Shamrock-Shamrock, Inc. v. Remark involved an interesting fact pattern and a question of first impression for Florida’s courts. The case was also presented against the unique legal backdrop of Florida’s cause of action for spoliation against third parties who lose, damage, or destroy evidence critical to litigation.

Shamrock sought to rezone and develop a Daytona Beach property into a hotel and marina. The city and planning board—including member Tracey Remark—denied its request. Shamrock sued, but did not name Remark as a defendant. During the case, it served Remark with several deposition notices and subpoenas, but it was not until its sixth (and final) one that Shamrock ever requested documents. At her deposition, Remark testified that she obtained a new computer and destroyed her old one after receiving Shamrock’s first deposition notice, but before its subpoena duces tecum.

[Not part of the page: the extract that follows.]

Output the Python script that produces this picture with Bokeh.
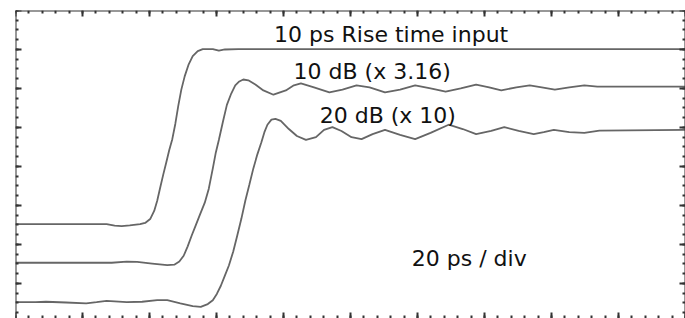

Shamrock sued Remark for third-party spoliation, alleging she destroyed her old computer either intentionally or negligently in bad faith. Remark beat the case on summary judgment. The trial court found she had no statutory or contractual duty to preserve evidence, so all that mattered was a duty imposed by a discovery request. Because she destroyed her computer before receiving the subpoena duces tecum, the trial court held she had no legal duty to preserve it on the date she destroyed it.

On appeal, the Fifth DCA—one of Florida’s intermediate appellate courts—found that only one element of the third-party spoliation claim was at issue: whether Remark had a duty to preserve evidence relevant to a potential legal action. After dissecting each decision Shamrock offered, the Court concluded: “no Florida court has yet recognized a common law duty for third-party preservation of evidence based on the knowledge or foreseeability of litigation, we now consider whether we should.

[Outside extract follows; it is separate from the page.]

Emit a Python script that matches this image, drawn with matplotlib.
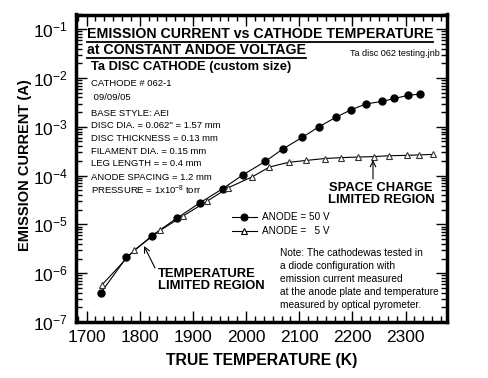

The Fifth DCA first examined whether there is a common law duty to preserve evidence, and found most jurisdictions that allow an independent tort for third-party spoliation decline to find one. After considering a number of competing concerns, the court reasoned the most significant is “respect for individual property rights.” It also recognized litigants have various legal mechanisms at their disposal to ensure a nonparty preserves evidence, such as a subpoena duces tecum. However, Shamrock did not serve its subpoena before Remark destroyed her computer.

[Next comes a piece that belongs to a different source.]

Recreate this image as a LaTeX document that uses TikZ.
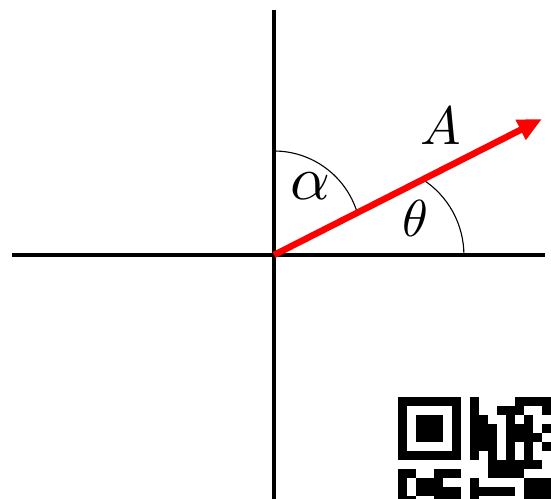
\documentclass[tikz,border=0pt]{standalone}
\usetikzlibrary{arrows.meta}
\begin{document}
\begin{tikzpicture}[x=1pt,y=1pt,
  axis/.style={line width=4pt,black},
  vec/.style={line width=6.5pt,red,-{Triangle[length=24pt,width=21pt]}},
  anglearc/.style={line width=1.1pt,black},
  lbl/.style={inner sep=0pt}]
\clip (0,0) rectangle (551,498);
\useasboundingbox (0,0) rectangle (551,498);
% axes
\coordinate (O) at (274,243);
\coordinate (ytop) at (274,488);
\coordinate (ybot) at (274,-2);
\coordinate (xl) at (12,243);
\coordinate (xr) at (545,243);
\draw[axis] (ybot) -- (ytop);
\draw[axis] (xl) -- (xr);
% angle arcs
\coordinate (tstart) at (422,319);
\coordinate (astart) at (274,347);
\draw[anglearc] (tstart) arc[start angle=57.7,end angle=0,radius=90];
\draw[anglearc] (astart) arc[start angle=90,end angle=17.4,radius=87];
% vector
\coordinate (tip) at (542,379);
\draw[vec] (O) -- (tip);
% labels
\node[lbl] (alpha) at (310,312) {\scalebox{6.2}{$\alpha$}};
\node[lbl] (theta) at (415,280) {\scalebox{5.2}{$\theta$}};
\node[lbl] (Alab) at (441,372) {\scalebox{5.4}{$A$}};
% QR fragment
\fill (398,38) rectangle (461,101);
\fill[white] (407,47) rectangle (452,92);
\fill (416,56) rectangle (443,83);
\foreach \r/\cs in {0/{8,13,14,15,16},1/{8,11,12,13,16},2/{8,9,12,14},
  3/{8,9,10,12,13,14,16},4/{8,9,10,12,13,14,15},5/{8,9,10,12,14,16},
  6/{8,10,12,14},7/{10,11,12,13,14,15},8/{0,1,4,5,6,10,11,12,13},
  9/{0,2,3,4,8,14,15,16},10/{0,2,3,4,5,6,8,9,10,11,12,14,15,16},
  11/{0,1,4,5,6,8,14,15,16}}{
  \foreach \c in \cs {
    \fill (398+9*\c,92-9*\r) rectangle ++(9,9);
  }
}
\end{tikzpicture}
\end{document}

Affirming the judgment in her favor, the Fifth DCA held there was no statute, contract, or discovery request that imposed any duty on Remark to preserve evidence. “As such, Shamrock would like us to announce that Remark owed a duty to it based on the foreseeability of litigation . . . such a broad pronouncement would be tantamount to declaring a general legal duty on any nonparty witness to anticipate the needs of others’ lawsuits.